YHWH in Isaiah is not the same deity as the God of the Ecumenical Councils of the fourth and fifth centuries ce or of the reformers in the 16th century ce. Gray does not make this claim in such stark terms, but he infers as much as his study provides a through-going protest against the prescriptive commentaries, which read the text through the lens of Calvinist theology. His is more a work of biblical theology than of exegesis. It is informed by variety of influences, including Gray’s involvement in education, pastoral care in social justice in Africa, his reading of Jacques Derrida and postmodern thinkers, his exposure to post-colonial commentators in both Africa and the world of the north, and his deliberations over a theology of mission within the context of religious pluralism in the contemporary world.
Gray’s examination consists of six parts: (1) an introduction to rhetorical criticism; (2) a description of the links between Isa 1:16–17 and Isaiah 58, the Isaian cries for social justice; (3) an exposition of social justice in Isa 58:6–10; (4) a listing of God’s punishments of the poor as contradiction to justice in Isaiah; (5) an inquiry into the legitimacy of Isaiah’s call to trust YHWH; and (6) a conclusion, which emphasizes the human commitment to justice, even in the absence of God’s reliability as a participant in the cause.
Gray views the book of Isaiah as a narrative whole. Nevertheless, he begins his rhetorical examination with a review of commentaries, which acknowledge the distinctions between First, Second and Third Isaiah (Isaiah 1–39; 40–55; and 56–66). Gray draws upon the findings of redactional critics who highlight thematic similarities between Isaiah 1 and 58, including the desolating circumstances of the people, YHWH’s criticism of ritual observance by people who practice treachery, and YHWH’s call for social justice as the expression of authentic worship. He proposes that these two texts, which are the rallying cry for an end to oppression and rights for the poor, constitute the ends of an arc spanning the complete book of Isaiah.
However, Gray points out that, between Isaiah 1 and 58, the book contains a variety of disturbing contrasts to the presentation of YHWH as the defender of the poor and the advocate of justice. He examines in detail texts that give lie to the thesis that God is innocent of his people’s blood. Isa 9:16 (Eng. v.17) reports YHWH’s retributive attack on Israel’s young people, widows and orphans, neglecting to distinguish them from the powerful who had turned from covenant loyalty. This action is consistent with his determination to destroy Jerusalem in order to make it a righteous city (1:24–26). (This may resonate with the American military officer’s rationale for the 1969 Mai Lai massacre: “It became necessary to destroy the village in order to save it.”) Even texts that speak of YHWH’s condemnation of Judah’s leaders for their injustice do not demonstrate his innocence, in view of his punishing the whole people for the wrongdoings of the princes (5:13–15 cf. 3:13–15).
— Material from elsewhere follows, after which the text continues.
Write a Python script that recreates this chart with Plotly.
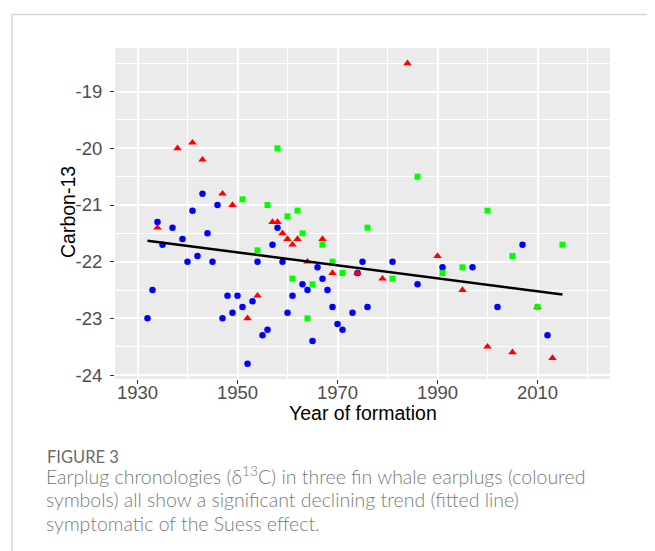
import numpy as np
import plotly.graph_objects as go

# ---- data ----
blue_years = [1932, 1933, 1934, 1935, 1937, 1939, 1940, 1941, 1942, 1943, 1944, 1945, 1946,
              1947, 1948, 1949, 1950, 1951, 1952, 1953, 1954, 1955, 1956, 1957, 1958, 1959,
              1960, 1961, 1963, 1964, 1965, 1966, 1967, 1968, 1969, 1970, 1971, 1973, 1974,
              1975, 1976, 1981, 1986, 1991, 1997, 2002, 2007, 2012]
blue_c13 = [-23.0, -22.5, -21.3, -21.7, -21.4, -21.6, -22.0, -21.1, -21.9, -20.8, -21.5, -22.0, -21.0,
            -23.0, -22.6, -22.9, -22.6, -22.8, -23.8, -22.7, -22.0, -23.3, -23.2, -21.7, -21.4, -22.0,
            -22.9, -22.6, -22.4, -22.5, -23.4, -22.1, -22.3, -22.5, -22.8, -23.1, -23.2, -22.9, -22.2,
            -22.0, -22.8, -22.0, -22.4, -22.1, -22.1, -22.8, -21.7, -23.3]

red_years = [1934, 1938, 1941, 1943, 1947, 1949, 1952, 1954, 1957, 1958, 1959, 1960, 1961,
             1962, 1964, 1967, 1969, 1974, 1979, 1984, 1990, 1995, 2000, 2005, 2010, 2013]
red_c13 = [-21.4, -20.0, -19.9, -20.2, -20.8, -21.0, -23.0, -22.6, -21.3, -21.3, -21.5, -21.6, -21.7,
           -21.6, -22.0, -21.6, -22.2, -22.2, -22.3, -18.5, -21.9, -22.5, -23.5, -23.6, -22.8, -23.7]

green_years = [1951, 1954, 1956, 1958, 1960, 1961, 1962, 1963, 1964, 1965, 1967, 1969, 1971,
               1976, 1981, 1986, 1991, 1995, 2000, 2005, 2010, 2015]
green_c13 = [-20.9, -21.8, -21.0, -20.0, -21.2, -22.3, -21.1, -21.5, -23.0, -22.4, -21.7, -22.0, -22.2,
             -21.4, -22.3, -20.5, -22.2, -22.1, -21.1, -21.9, -22.8, -21.7]

x_ticks = [1930, 1950, 1970, 1990, 2010]
y_ticks = [-19, -20, -21, -22, -23, -24]

x_title = "Year of formation"
y_title = "Carbon-13"
caption_label = "FIGURE 3"
caption_lines = [
    "Earplug chronologies (\u03b4<sup>13</sup>C) in three fin whale earplugs (coloured",
    "symbols) all show a significant declining trend (fitted line)",
    "symptomatic of the Suess effect.",
]

# ---- fitted line (ordinary least squares on all points) ----
all_x = np.array(blue_years + red_years + green_years, dtype=float)
all_y = np.array(blue_c13 + red_c13 + green_c13, dtype=float)
slope, intercept = np.polyfit(all_x, all_y, 1)
fit_x = np.array([all_x.min(), all_x.max()])
fit_y = slope * fit_x + intercept

fig = go.Figure()
fig.add_trace(go.Scatter(x=blue_years, y=blue_c13, mode="markers",
                         marker=dict(symbol="circle", size=6.5, color="#0000FF"),
                         showlegend=False))
fig.add_trace(go.Scatter(x=red_years, y=red_c13, mode="markers",
                         marker=dict(symbol="triangle-up", size=7.5, color="#FF0000"),
                         showlegend=False))
fig.add_trace(go.Scatter(x=green_years, y=green_c13, mode="markers",
                         marker=dict(symbol="square", size=6, color="#00FF00"),
                         showlegend=False))
fig.add_trace(go.Scatter(x=fit_x, y=fit_y, mode="lines",
                         line=dict(color="black", width=2.5), showlegend=False))

# page body has an 8px margin; work in page pixels and offset
OFF = 8
W, H = 655 - OFF, 551 - OFF
L, R, T, B = 107, 45, 40, 172
pw, ph = W - L - R, H - T - B


def px(xpage):
    return (xpage - OFF - L) / pw


def py(ypage):
    return (H - B - (ypage - OFF)) / ph


annotations = [
    dict(text=caption_label, x=px(45), y=py(457), xref="paper", yref="paper",
         xanchor="left", yanchor="middle", showarrow=False,
         font=dict(family="Lato", size=16.5, color="#6b6b6b")),
    dict(text=x_title, x=px(363), y=py(413), xref="paper", yref="paper",
         xanchor="center", yanchor="middle", showarrow=False,
         font=dict(family="Liberation Sans", size=19.5, color="black")),
    dict(text=y_title, x=px(68), y=py(212), xref="paper", yref="paper",
         xanchor="center", yanchor="middle", showarrow=False, textangle=-90,
         font=dict(family="Liberation Sans", size=19.5, color="black")),
]
for i, line in enumerate(caption_lines):
    annotations.append(dict(text=line, x=px(44), y=py(475 + 24 * i), xref="paper", yref="paper",
                            xanchor="left", yanchor="middle", showarrow=False,
                            font=dict(family="Lato", size=19.5, color="#7a7a7a", weight=300)))

shapes = [
    dict(type="line", xref="paper", yref="paper", x0=px(12), x1=px(660), y0=py(14.5), y1=py(14.5),
         line=dict(color="#d6d6d6", width=1.5)),
    dict(type="line", xref="paper", yref="paper", x0=px(12), x1=px(12), y0=py(14), y1=py(560),
         line=dict(color="#d6d6d6", width=1.5)),
]

fig.update_layout(
    width=W, height=H,
    margin=dict(l=L, r=R, t=T, b=B),
    paper_bgcolor="white",
    plot_bgcolor="#EBEBEB",
    font=dict(family="Liberation Sans", color="black"),
    annotations=annotations,
    shapes=shapes,
)
fig.update_xaxes(
    range=[1925.5, 2024.5], tickvals=x_ticks, ticktext=[str(v) for v in x_ticks],
    showgrid=True, gridcolor="white", gridwidth=1.6,
    minor=dict(dtick=10, tick0=1940, showgrid=True, gridcolor="white", gridwidth=0.8),
    zeroline=False, showline=False,
    ticks="outside", ticklen=4, tickcolor="#333333", tickwidth=1,
    ticklabelstandoff=-7,
    tickfont=dict(family="Liberation Sans", size=18.5, color="#4D4D4D"),
)
fig.update_yaxes(
    range=[-24.07, -18.23], tickvals=y_ticks, ticktext=[str(v) for v in y_ticks],
    showgrid=True, gridcolor="white", gridwidth=1.6,
    minor=dict(dtick=1, tick0=-18.5, showgrid=True, gridcolor="white", gridwidth=0.8),
    zeroline=False, showline=False,
    ticks="outside", ticklen=4, tickcolor="#333333", tickwidth=1,
    ticklabelstandoff=4,
    tickfont=dict(family="Liberation Sans", size=18.5, color="#4D4D4D"),
)

fig.write_html("out.html")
YHWH extends his destructive intent to the world by voicing a determination to ravage the earth (24:17–20). Toward the end of the book, YHWH takes on the profile of a warrior bent on destroying all his adversaries on account of their lack of justice (59:15b–19). The reader must now ask, “What kind of justice is possible if God uses violence and practices genocide in order to bring about righteousness?”
Gray is passionate about the question because he is a minister, a person of faith, whose life-blood is the biblical Word of God. Perhaps for this reason, he protests against exegetes and biblical theologians, specialists in Isaiah, who attempt to excuse the violence of YHWH. He suggests these professionals are modern incarnations of Job’s friends, who attempt to defend the suffering of the destitute by declaring that somehow they deserve their plight (cf. Job 2:11). Gray rejects every attempt to use a doctrine of innate human corruption to justify YHWH’s retributive violence against Israel and Judah.
Gray proposes that, by situating YHWH’s clarion demands for social justice at the beginning and end, the authors of the final version Isaiah, were suggesting how to live in a world in which even God may not be seen as a reliable source of justice. In such eras when human suffering bespeaks divine indifference or hostility, every person must practice justice, live in solidarity with the oppressed, share what they have with the destitute and count the most marginalized person as a member of one’s own family. This is the divine work that God calls forth from within human beings.
Rhetoric and Social Justice in Isaiah validates any suspicion that perhaps the God of the Bible is not a trustworthy partner for the faithful who labor in the cause of justice and human rights. Nevertheless, it is not cynical. In fact, it calls for fearless and honest exegetical work, which validates doubt and protest against predetermined readings. Gray testifies to the precept that honest scholarly examination of the Bible will contribute to justice in the world by challenging religious institutions and animating them to labor on behalf of all marginalized people. This book is an appropriate resource for missionary institutes, seminaries and undergraduate programs in biblical studies.
Gray could have enhanced his study by providing an outline of Isaiah according to themes of justice, ethnicity, retribution, and community, which are the foci of his attention. He provides insightful and sometimes provocative comments on contemporary issues of human rights, including American foreign policy, the Israeli-Palestinian tensions, and political dramas in post-colonial Africa.